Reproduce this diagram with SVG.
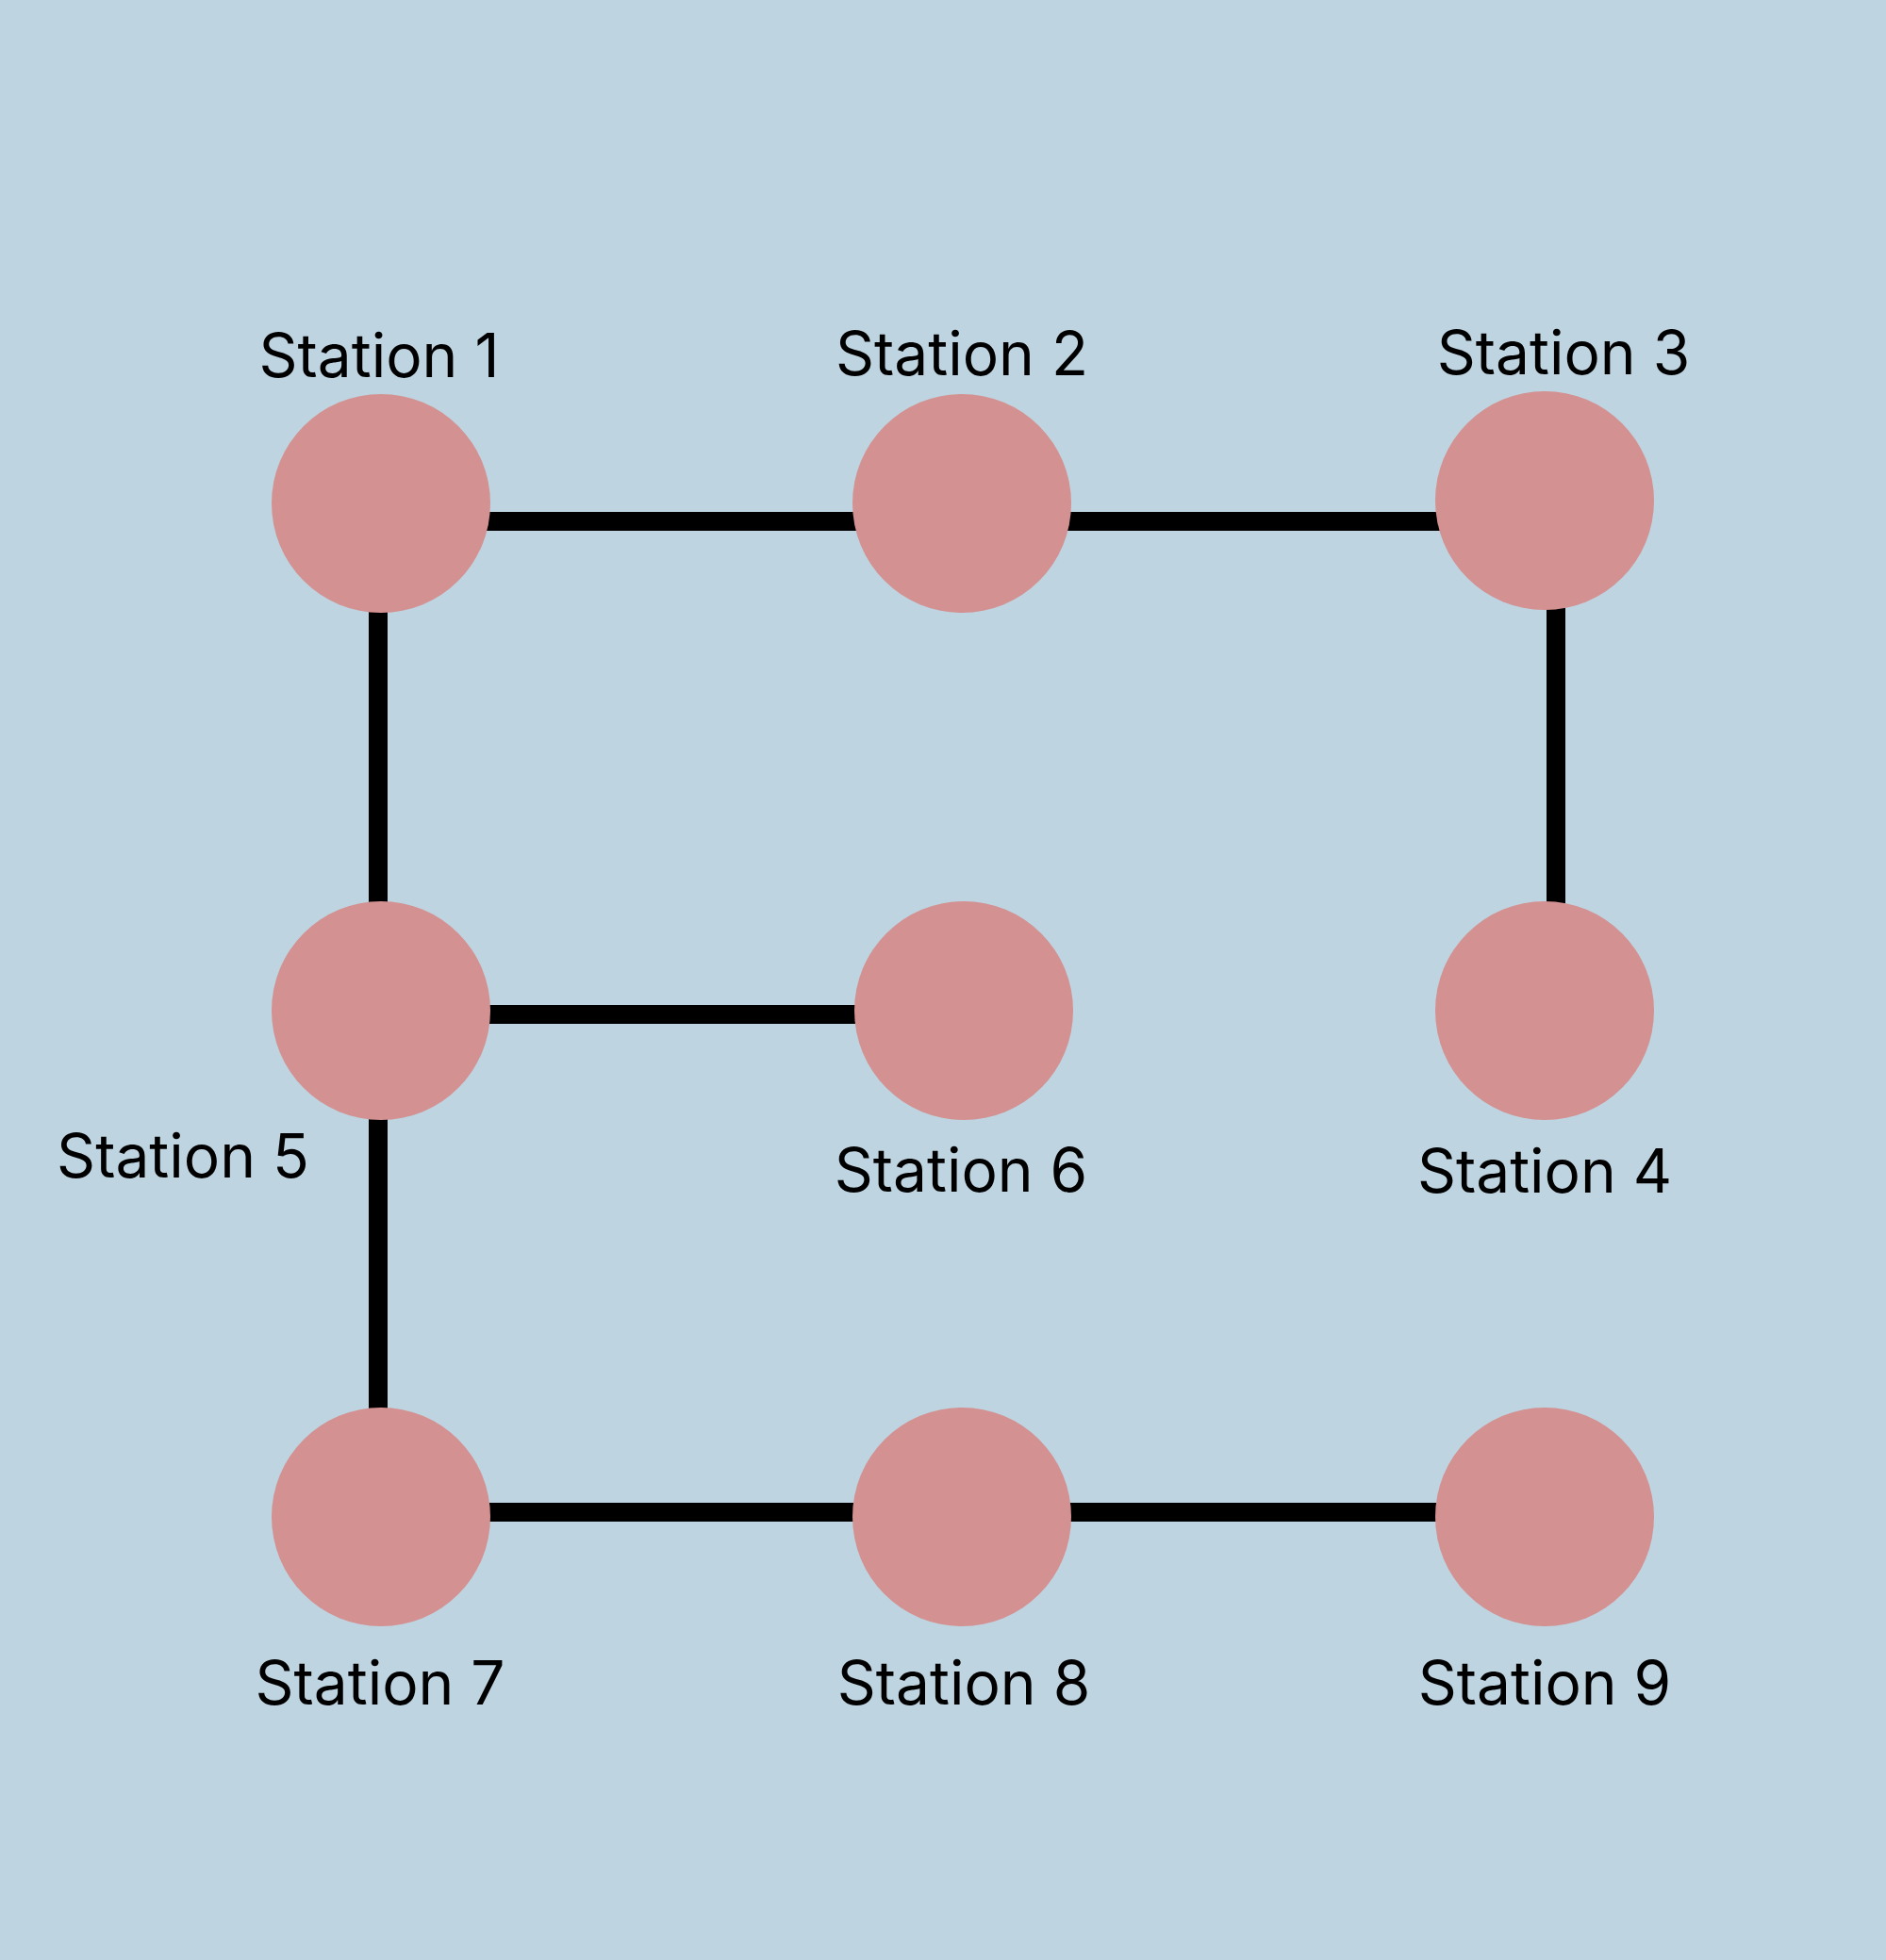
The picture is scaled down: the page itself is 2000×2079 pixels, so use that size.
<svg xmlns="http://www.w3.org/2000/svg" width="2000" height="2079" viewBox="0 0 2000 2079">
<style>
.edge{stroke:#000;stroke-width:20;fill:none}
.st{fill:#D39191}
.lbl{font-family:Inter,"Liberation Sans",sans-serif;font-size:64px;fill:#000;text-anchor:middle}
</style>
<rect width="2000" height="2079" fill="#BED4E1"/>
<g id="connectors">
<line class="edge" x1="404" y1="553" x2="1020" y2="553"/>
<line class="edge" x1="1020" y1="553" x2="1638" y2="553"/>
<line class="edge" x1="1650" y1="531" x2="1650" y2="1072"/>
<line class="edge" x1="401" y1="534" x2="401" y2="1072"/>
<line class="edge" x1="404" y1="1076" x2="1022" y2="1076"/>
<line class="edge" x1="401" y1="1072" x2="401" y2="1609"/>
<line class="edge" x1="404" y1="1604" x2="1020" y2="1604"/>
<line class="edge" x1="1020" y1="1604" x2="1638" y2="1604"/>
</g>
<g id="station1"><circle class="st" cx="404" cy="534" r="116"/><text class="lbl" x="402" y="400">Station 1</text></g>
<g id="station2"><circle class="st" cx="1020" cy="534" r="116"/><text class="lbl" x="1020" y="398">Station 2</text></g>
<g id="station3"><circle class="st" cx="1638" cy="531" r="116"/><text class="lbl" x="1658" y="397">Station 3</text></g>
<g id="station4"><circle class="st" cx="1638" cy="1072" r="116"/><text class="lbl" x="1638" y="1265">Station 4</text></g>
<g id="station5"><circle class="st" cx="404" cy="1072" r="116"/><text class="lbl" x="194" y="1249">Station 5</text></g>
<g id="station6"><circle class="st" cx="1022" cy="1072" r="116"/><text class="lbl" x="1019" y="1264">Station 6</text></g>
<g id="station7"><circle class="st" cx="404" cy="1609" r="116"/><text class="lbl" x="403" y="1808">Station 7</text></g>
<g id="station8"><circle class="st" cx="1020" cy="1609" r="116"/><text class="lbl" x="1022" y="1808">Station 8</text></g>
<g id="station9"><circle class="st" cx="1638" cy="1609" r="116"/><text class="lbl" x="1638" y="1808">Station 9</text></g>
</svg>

━━━━━━━━

> _Objective_
Ignore the images and quote every line of the listing exactly.

> _Written answer_
Reproduce this diagram with SVG.
The picture is scaled down: the page itself is 2000×2079 pixels, so use that size.
<svg xmlns="http://www.w3.org/2000/svg" width="2000" height="2079" viewBox="0 0 2000 2079">
<style>
.edge{stroke:#000;stroke-width:20;fill:none}
.st{fill:#D39191}
.lbl{font-family:Inter,"Liberation Sans",sans-serif;font-size:64px;fill:#000;text-anchor:middle}
</style>
<rect width="2000" height="2079" fill="#BED4E1"/>
<g id="connectors">
<line class="edge" x1="404" y1="553" x2="1020" y2="553"/>
<line class="edge" x1="1020" y1="553" x2="1638" y2="553"/>
<line class="edge" x1="1650" y1="531" x2="1650" y2="1072"/>
<line class="edge" x1="401" y1="534" x2="401" y2="1072"/>
<line class="edge" x1="404" y1="1076" x2="1022" y2="1076"/>
<line class="edge" x1="401" y1="1072" x2="401" y2="1609"/>
<line class="edge" x1="404" y1="1604" x2="1020" y2="1604"/>
<line class="edge" x1="1020" y1="1604" x2="1638" y2="1604"/>
</g>
<g id="station1"><circle class="st" cx="404" cy="534" r="116"/><text class="lbl" x="402" y="400">Station 1</text></g>
<g id="station2"><circle class="st" cx="1020" cy="534" r="116"/><text class="lbl" x="1020" y="398">Station 2</text></g>
<g id="station3"><circle class="st" cx="1638" cy="531" r="116"/><text class="lbl" x="1658" y="397">Station 3</text></g>
<g id="station4"><circle class="st" cx="1638" cy="1072" r="116"/><text class="lbl" x="1638" y="1265">Station 4</text></g>
<g id="station5"><circle class="st" cx="404" cy="1072" r="116"/><text class="lbl" x="194" y="1249">Station 5</text></g>
<g id="station6"><circle class="st" cx="1022" cy="1072" r="116"/><text class="lbl" x="1019" y="1264">Station 6</text></g>
<g id="station7"><circle class="st" cx="404" cy="1609" r="116"/><text class="lbl" x="403" y="1808">Station 7</text></g>
<g id="station8"><circle class="st" cx="1020" cy="1609" r="116"/><text class="lbl" x="1022" y="1808">Station 8</text></g>
<g id="station9"><circle class="st" cx="1638" cy="1609" r="116"/><text class="lbl" x="1638" y="1808">Station 9</text></g>
</svg>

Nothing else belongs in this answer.